Wednesday, April 11, 2012

Underthinking Twitter's Usefullness

So today I spotted a headline on that read "Twitter saves carjacked man" this caught my attention, I mean I had heard of someone called Twiggy, but Twitter what an unusual name.

Twiggy didn't talk about her brother Twitter that often.
Having a unusual name is cool, but I don't know if it is new worthy, perhaps this Twitter, was some sort of animal who had thwarted the car-jackers?

"Good job Twitter!"
Turns out the story was talking about the website twitter, which is designed to let people send their text messages to everyone in the world instead of to a specific person. I thought this will be interesting maybe the guy tweeted his message and then it got re-tweeted until the car-jacker saw it, and felt bad pulled over and let the guy out.


"Oh wow, I should let that guy out"

Nope wrong again, turns out the guy texted his girlfriend, who tweeted the number plate and told people to be on the look out for that car. Oh that't cool someone saw the tweet and then caught the guys?
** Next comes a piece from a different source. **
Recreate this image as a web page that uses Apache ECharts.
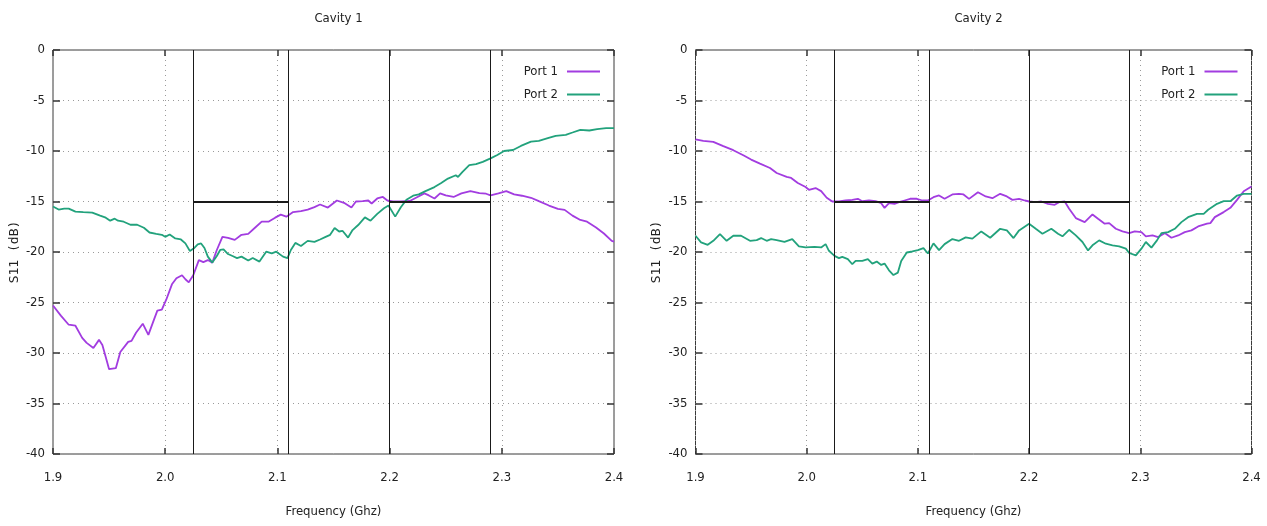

"Get out of the car, I know its stolen I saw the tweet"
Not quite, someone, hopefully the girlfriend called the police, who used the man's cellphone to trace the car and arrested the car-jackers and freed the man. This news was then relayed via Twitter. Twitter is then credited with saving this man.

"Wait, What?!"
My thoughts exactly Dwyane "The Rock" Johnson, it appears to be that Twitter did nothing in this situation at all it was merely an on-looker in this entire situation that reporter the events as it happened. Remove Twitter from the story the man still gets saved, unless of course the girlfriend didn't ring the police and someone who read the original tweet did.

"Ugh, My stupid boyfriend has been carjacked and  I don't know what to do?"
This is the equivalent of honoring the radio broadcaster who was announcing live how the pilot managed to safely land the jet on the Hudson river. They told you what was happening, but they weren't really implicit in the heroic act.

"Here's the real hero, I just landed the plane, she announced it"
My real question is why did the car-jackers put the guy in the boot, and not just leave him on the side of the road? If you were going to kill him, kill him there, I mean were they planning on dropping him home?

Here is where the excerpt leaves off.